COLLECTED DATA:
## Begin

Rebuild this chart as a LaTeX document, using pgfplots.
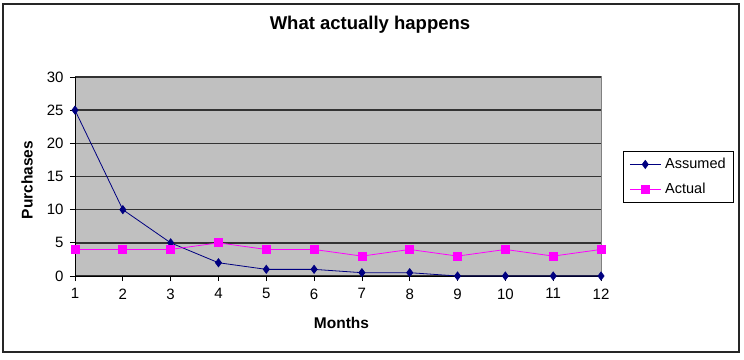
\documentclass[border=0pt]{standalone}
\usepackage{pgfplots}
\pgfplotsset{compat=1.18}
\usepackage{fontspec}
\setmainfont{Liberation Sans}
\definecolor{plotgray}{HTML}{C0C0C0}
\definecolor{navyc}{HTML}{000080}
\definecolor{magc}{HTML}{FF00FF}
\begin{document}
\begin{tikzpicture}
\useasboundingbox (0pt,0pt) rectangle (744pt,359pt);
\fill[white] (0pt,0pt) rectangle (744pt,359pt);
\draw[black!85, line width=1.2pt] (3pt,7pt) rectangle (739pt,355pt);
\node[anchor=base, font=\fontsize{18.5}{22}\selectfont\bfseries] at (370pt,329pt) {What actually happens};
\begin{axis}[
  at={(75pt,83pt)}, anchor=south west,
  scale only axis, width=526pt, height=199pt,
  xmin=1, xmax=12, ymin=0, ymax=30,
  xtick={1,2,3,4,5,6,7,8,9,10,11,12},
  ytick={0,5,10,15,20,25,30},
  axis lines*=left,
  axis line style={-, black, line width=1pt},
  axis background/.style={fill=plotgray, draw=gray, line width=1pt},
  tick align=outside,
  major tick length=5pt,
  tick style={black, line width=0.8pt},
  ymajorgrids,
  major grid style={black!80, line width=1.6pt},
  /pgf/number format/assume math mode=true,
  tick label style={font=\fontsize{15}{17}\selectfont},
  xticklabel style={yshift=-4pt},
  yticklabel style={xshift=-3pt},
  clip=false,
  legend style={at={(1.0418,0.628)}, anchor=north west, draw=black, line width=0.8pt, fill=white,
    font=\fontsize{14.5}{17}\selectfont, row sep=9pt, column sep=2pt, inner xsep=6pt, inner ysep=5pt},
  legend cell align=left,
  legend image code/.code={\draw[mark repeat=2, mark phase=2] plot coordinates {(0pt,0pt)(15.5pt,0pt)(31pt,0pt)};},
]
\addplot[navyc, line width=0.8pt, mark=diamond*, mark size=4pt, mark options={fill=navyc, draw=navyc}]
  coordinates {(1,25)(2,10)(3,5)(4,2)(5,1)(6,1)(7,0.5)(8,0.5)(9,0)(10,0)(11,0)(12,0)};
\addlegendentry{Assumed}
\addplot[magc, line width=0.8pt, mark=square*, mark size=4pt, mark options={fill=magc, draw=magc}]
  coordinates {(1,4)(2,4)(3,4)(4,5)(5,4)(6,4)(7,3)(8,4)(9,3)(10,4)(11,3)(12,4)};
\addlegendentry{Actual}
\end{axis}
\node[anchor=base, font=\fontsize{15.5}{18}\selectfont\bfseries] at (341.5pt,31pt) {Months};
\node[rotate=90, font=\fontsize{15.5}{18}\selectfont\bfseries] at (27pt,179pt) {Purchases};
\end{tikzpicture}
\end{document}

## End

STATED EXERCISE: Reproduce each line exactly, please, except for any pictures.

EXERCISE ANSWER:
Rebuild this chart as a LaTeX document, using pgfplots.
\documentclass[border=0pt]{standalone}
\usepackage{pgfplots}
\pgfplotsset{compat=1.18}
\usepackage{fontspec}
\setmainfont{Liberation Sans}
\definecolor{plotgray}{HTML}{C0C0C0}
\definecolor{navyc}{HTML}{000080}
\definecolor{magc}{HTML}{FF00FF}
\begin{document}
\begin{tikzpicture}
\useasboundingbox (0pt,0pt) rectangle (744pt,359pt);
\fill[white] (0pt,0pt) rectangle (744pt,359pt);
\draw[black!85, line width=1.2pt] (3pt,7pt) rectangle (739pt,355pt);
\node[anchor=base, font=\fontsize{18.5}{22}\selectfont\bfseries] at (370pt,329pt) {What actually happens};
\begin{axis}[
  at={(75pt,83pt)}, anchor=south west,
  scale only axis, width=526pt, height=199pt,
  xmin=1, xmax=12, ymin=0, ymax=30,
  xtick={1,2,3,4,5,6,7,8,9,10,11,12},
  ytick={0,5,10,15,20,25,30},
  axis lines*=left,
  axis line style={-, black, line width=1pt},
  axis background/.style={fill=plotgray, draw=gray, line width=1pt},
  tick align=outside,
  major tick length=5pt,
  tick style={black, line width=0.8pt},
  ymajorgrids,
  major grid style={black!80, line width=1.6pt},
  /pgf/number format/assume math mode=true,
  tick label style={font=\fontsize{15}{17}\selectfont},
  xticklabel style={yshift=-4pt},
  yticklabel style={xshift=-3pt},
  clip=false,
  legend style={at={(1.0418,0.628)}, anchor=north west, draw=black, line width=0.8pt, fill=white,
    font=\fontsize{14.5}{17}\selectfont, row sep=9pt, column sep=2pt, inner xsep=6pt, inner ysep=5pt},
  legend cell align=left,
  legend image code/.code={\draw[mark repeat=2, mark phase=2] plot coordinates {(0pt,0pt)(15.5pt,0pt)(31pt,0pt)};},
]
\addplot[navyc, line width=0.8pt, mark=diamond*, mark size=4pt, mark options={fill=navyc, draw=navyc}]
  coordinates {(1,25)(2,10)(3,5)(4,2)(5,1)(6,1)(7,0.5)(8,0.5)(9,0)(10,0)(11,0)(12,0)};
\addlegendentry{Assumed}
\addplot[magc, line width=0.8pt, mark=square*, mark size=4pt, mark options={fill=magc, draw=magc}]
  coordinates {(1,4)(2,4)(3,4)(4,5)(5,4)(6,4)(7,3)(8,4)(9,3)(10,4)(11,3)(12,4)};
\addlegendentry{Actual}
\end{axis}
\node[anchor=base, font=\fontsize{15.5}{18}\selectfont\bfseries] at (341.5pt,31pt) {Months};
\node[rotate=90, font=\fontsize{15.5}{18}\selectfont\bfseries] at (27pt,179pt) {Purchases};
\end{tikzpicture}
\end{document}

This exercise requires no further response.